Lucky Jim: what happened when our merlin was attacked by a buzzard


Lucky Jim

Peter Patterdale, Merlin Jim and Falconer Steve

Our little merlin, Jim, had a very lucky escape recently - he survived a buzzard attack! Here’s the story of our ‘Lucky Jim’. (Click on the images to enlarge them.)

Merlins are the smallest falcon native to the UK and, as you may already know, in birds of prey, the males are always smaller than the females. Our male merlin Jim is a tiny bird. He stands about 6 inches tall (15cm) and weighs in at only 5oz or 155g, approximately.

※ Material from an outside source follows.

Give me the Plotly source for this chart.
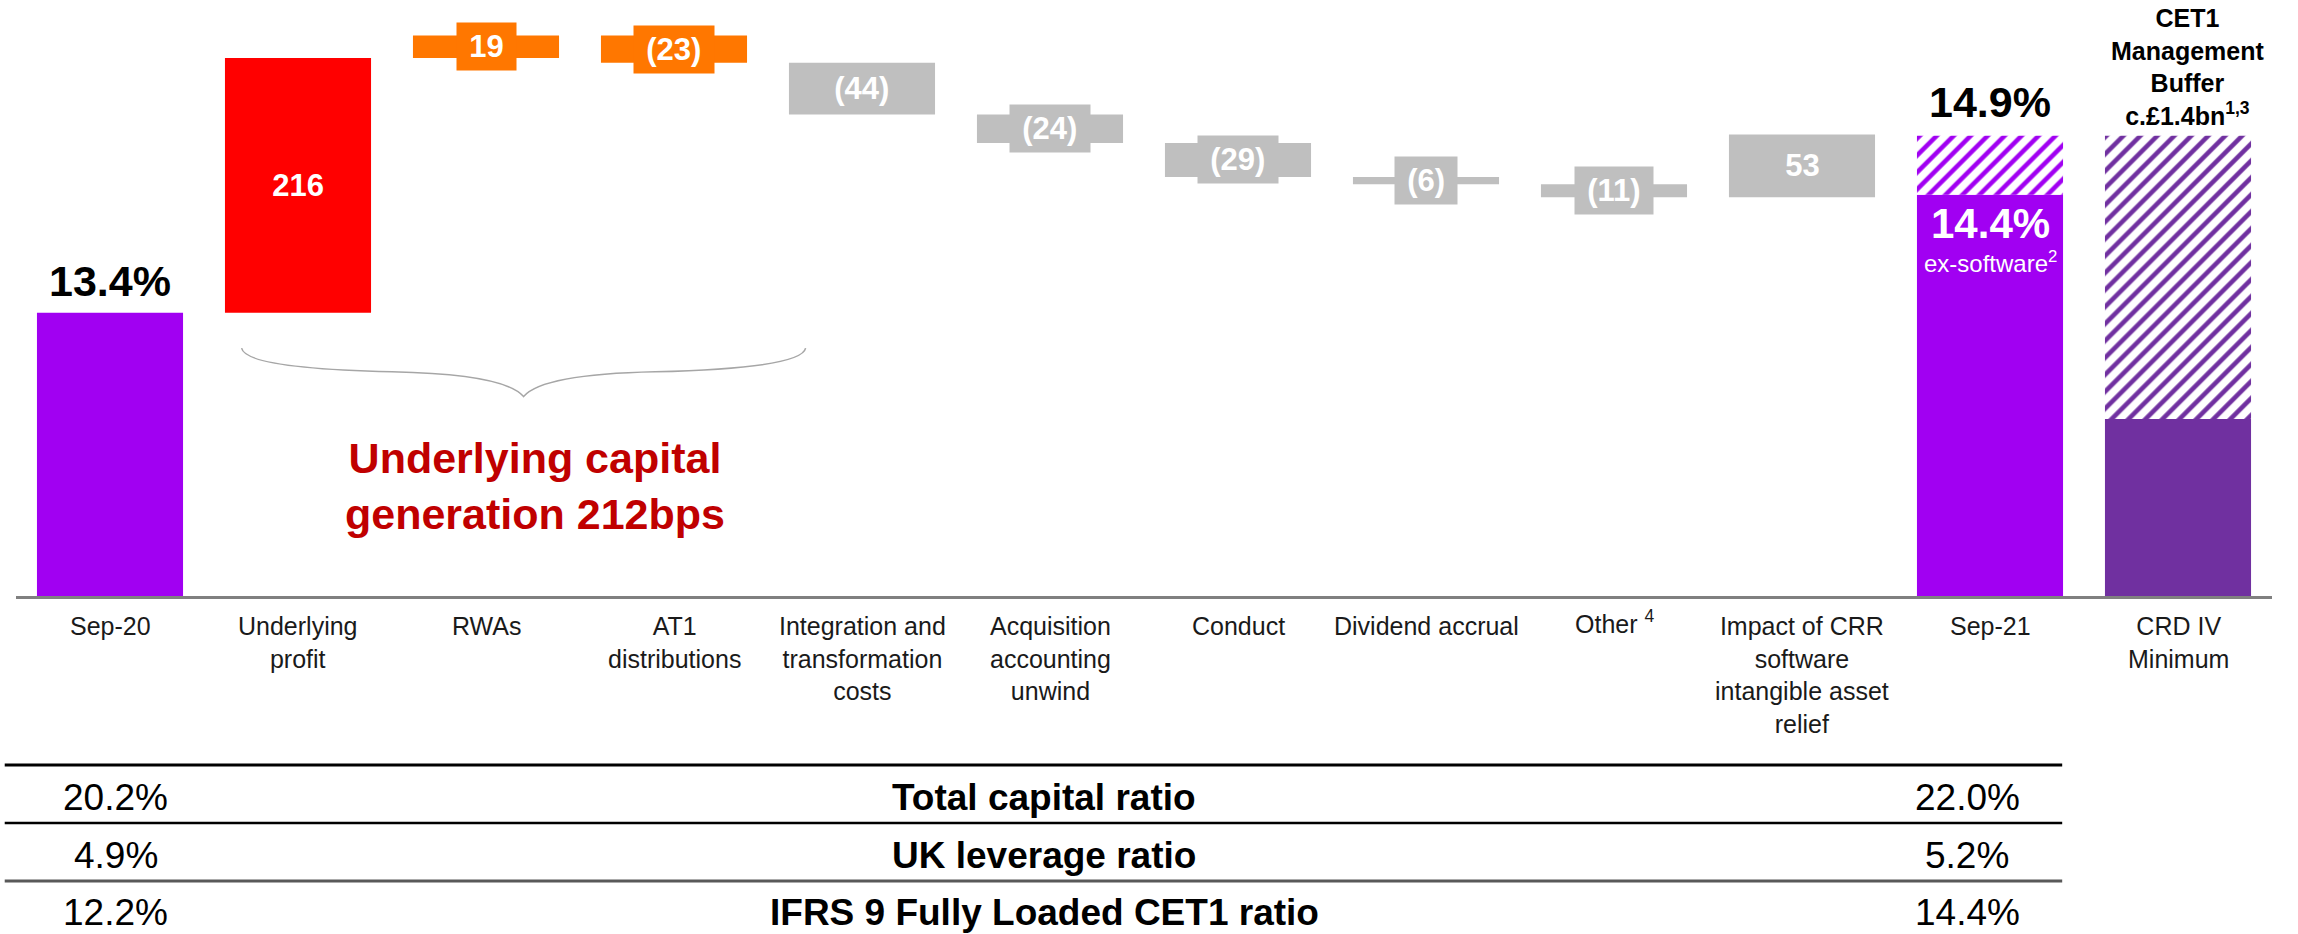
import plotly.graph_objects as go

CATEGORIES = ["Sep-20", "Underlying<br>profit", "RWAs", "AT1<br>distributions",
              "Integration and<br>transformation<br>costs", "Acquisition<br>accounting<br>unwind",
              "Conduct", "Dividend accrual", "Other <sup>4</sup>",
              "Impact of CRR<br>software<br>intangible asset<br>relief", "Sep-21", "CRD IV<br>Minimum"]
START_RATIO = 13.4                                   # % CET1 at Sep-20
MOVES_BPS = [216, 19, -23, -44, -24, -29, -6, -11, 53]
END_RATIO = 14.9                                     # % CET1 at Sep-21
END_EX_SOFTWARE = 14.4
CRD_MINIMUM = 12.5

TABLE_ROWS = ["Total capital ratio", "UK leverage ratio", "IFRS 9 Fully Loaded CET1 ratio"]
TABLE_SEP20 = ["20.2%", "4.9%", "12.2%"]
TABLE_SEP21 = ["22.0%", "5.2%", "14.4%"]

# colours
PURPLE = "#A100F2"
DARK_PURPLE = "#7030A0"
RED = "#FF0000"
ORANGE = "#FF7700"
GREY = "#BFBFBF"
MOVE_COLORS = [RED, ORANGE, ORANGE, GREY, GREY, GREY, GREY, GREY, GREY]
FONT = "Arial, Liberation Sans, sans-serif"

# page geometry (px)
PAGE_W, PAGE_H = 2298, 934
PLOT_TOP, PLOT_BOTTOM = 20, 596          # page rows of the plot area
PLOT_LEFT, PLOT_RIGHT = 16, 2272
Y_MIN = 11.0
PX_PER_PCT = 118
Y_MAX = Y_MIN + (PLOT_BOTTOM - PLOT_TOP) / PX_PER_PCT


def paper_y(pixel):
    """page row -> paper y"""
    return (PLOT_BOTTOM - pixel) / (PLOT_BOTTOM - PLOT_TOP)


def bps_label(v):
    return f"{v}" if v > 0 else f"({-v})"


# waterfall bases / heights
bases, heights = [], []
running = START_RATIO
for m in MOVES_BPS:
    new = round(running + m / 100, 4)
    bases.append(min(running, new))
    heights.append(abs(m) / 100)
    running = new

x_moves = list(range(1, 1 + len(MOVES_BPS)))
BAR_W = 0.777

fig = go.Figure()

# solid totals
fig.add_trace(go.Bar(
    x=[0, 10, 11], y=[START_RATIO, END_EX_SOFTWARE, CRD_MINIMUM], base=[0, 0, 0],
    width=BAR_W, marker=dict(color=[PURPLE, PURPLE, DARK_PURPLE], line_width=0),
    hoverinfo="skip"))

# hatched parts
fig.add_trace(go.Bar(
    x=[10, 11], y=[END_RATIO - END_EX_SOFTWARE, END_RATIO - CRD_MINIMUM],
    base=[END_EX_SOFTWARE, CRD_MINIMUM], width=BAR_W,
    marker=dict(color="white", line_width=0,
                pattern=dict(shape="/", fgcolor=[PURPLE, DARK_PURPLE], bgcolor="white",
                             size=12, solidity=0.38, fillmode="replace")),
    hoverinfo="skip"))

# movements
fig.add_trace(go.Bar(
    x=x_moves, y=heights, base=bases, width=BAR_W,
    marker=dict(color=MOVE_COLORS, line_width=0), hoverinfo="skip"))

ann = []
THIN = "\u2009"
# movement labels
for xi, b, h, m, c in zip(x_moves, bases, heights, MOVES_BPS, MOVE_COLORS):
    ann.append(dict(x=xi, y=b + h / 2, xref="x", yref="y", text=THIN + bps_label(m) + THIN,
                    showarrow=False, bgcolor=c, borderpad=6, xanchor="center", yanchor="middle",
                    font=dict(family=FONT, size=31, color="white", weight="bold")))

# total labels
ann.append(dict(x=0, y=START_RATIO, xref="x", yref="y", text=f"{START_RATIO}%",
                showarrow=False, xanchor="center", yanchor="bottom", yshift=6,
                font=dict(family=FONT, size=43, color="black", weight="bold")))
ann.append(dict(x=10, y=END_RATIO, xref="x", yref="y", text=f"{END_RATIO}%",
                showarrow=False, xanchor="center", yanchor="bottom", yshift=8,
                font=dict(family=FONT, size=43, color="black", weight="bold")))
ann.append(dict(x=10, y=END_EX_SOFTWARE, xref="x", yref="y", text=f"{END_EX_SOFTWARE}%",
                showarrow=False, xanchor="center", yanchor="top", yshift=-3,
                font=dict(family=FONT, size=42, color="white", weight="bold")))
ann.append(dict(x=10, y=END_EX_SOFTWARE, xref="x", yref="y", text="ex-software<sup>2</sup>",
                showarrow=False, xanchor="center", yanchor="top", yshift=-50,
                font=dict(family=FONT, size=24, color="white")))
ann.append(dict(x=11.05, y=END_RATIO, xref="x", yref="y",
                text="CET1<br>Management<br>Buffer<br>c.£1.4bn<sup>1,3</sup>",
                showarrow=False, xanchor="center", yanchor="bottom", yshift=4,
                font=dict(family=FONT, size=25, color="black", weight="bold")))

# underlying capital generation
ann.append(dict(x=2.26, y=paper_y(486), xref="x", yref="paper",
                text="Underlying capital<br>generation 212bps", showarrow=False,
                xanchor="center", yanchor="middle",
                font=dict(family=FONT, size=43, color="#C00000", weight="bold")))

# category labels
for i, cat in enumerate(CATEGORIES):
    ann.append(dict(x=i, y=0, xref="x", yref="paper", text=cat, showarrow=False,
                    xanchor="center", yanchor="top",
                    yshift=-14 + (6 if "<sup>" in cat else 0),
                    font=dict(family=FONT, size=25, color="#1a1a1a")))

# table
row_px = [797, 855, 912]
for name, a, b, rp in zip(TABLE_ROWS, TABLE_SEP20, TABLE_SEP21, row_px):
    for xpos, txt, wt in [(0.03, a, "normal"), (4.97, name, "bold"), (9.88, b, "normal")]:
        ann.append(dict(x=xpos, y=paper_y(rp), xref="x", yref="paper", text=txt,
                        showarrow=False, xanchor="center", yanchor="middle",
                        font=dict(family=FONT, size=37, color="black", weight=wt)))

shapes = []
for rp, col, lw in [(765, "black", 3), (823, "black", 2.5), (881, "#595959", 3)]:
    shapes.append(dict(type="line", xref="paper", yref="paper",
                       x0=-0.005, x1=0.907, y0=paper_y(rp), y1=paper_y(rp),
                       line=dict(color=col, width=lw)))

# brace under underlying profit .. integration costs
shapes.append(dict(type="path", xref="x", yref="y",
                   path="M 0.7,13.1 Q 0.72,12.93 1.5,12.9 Q 2.1,12.88 2.2,12.69 "
                        "Q 2.3,12.88 2.9,12.9 Q 3.68,12.93 3.7,13.1",
                   line=dict(color="#A6A6A6", width=1.5)))

fig.update_layout(
    width=PAGE_W, height=PAGE_H,
    margin=dict(l=PLOT_LEFT, r=PAGE_W - PLOT_RIGHT, t=PLOT_TOP, b=PAGE_H - PLOT_BOTTOM),
    paper_bgcolor="white", plot_bgcolor="white",
    barmode="overlay", showlegend=False,
    xaxis=dict(range=[-0.5, 11.5], showgrid=False, zeroline=False, showticklabels=False,
               showline=True, linecolor="#808080", linewidth=2.5, ticks=""),
    yaxis=dict(range=[Y_MIN, Y_MAX], visible=False),
    annotations=ann, shapes=shapes,
)

# figure is exactly the window size, so drop the browser's default body margin
fig.write_html("out.html", config={"displayModeBar": False},
               post_script="document.body.style.margin = '0px';")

We got Jim in August from a top quality breeder of merlins based in N/E England. Steve has always loved merlins; he used to breed merlins about 25 years ago so he was delighted to have a wee falcon again and keen to get going with it.

“Getting going” with a new falcon means spending a great deal of time with it, in the first instance. The bird has to get used to you and its new surroundings, used to being handled and to its new ‘equipment’ - the jesses, leash and swivel.

As with all birds used in falconry in the UK, Jim was bred in captivity, so he’s not ‘wild’, as such, but he was certainly untrained. It’s Steve’s role as a falconer to train Jim, to prepare him to stand on the gloved fist, to be able to hunt, or to fly to the lure. He does this by taking him out every day, sometimes just to walk with him on the glove, other times to fly with him out in the fields surrounding our base at Hammer Inn or on site, using the lure to keep Jim’s attention here.

Jim settled in fast and was doing really well. People are often surprised that birds of prey have characters but they most certainly do and you can tell quite quickly what sort of character they have. Jim’s is easy-going; he’s very smart, gentle and keen. He and Steve clicked almost straight away and Steve was thoroughly enjoying training Jim. He even had Jim out hunting a couple of times (photos and video below), with Pete the Patterdale. (You can read more about merlin falcons and how they hunt in my blog post on Merlins.)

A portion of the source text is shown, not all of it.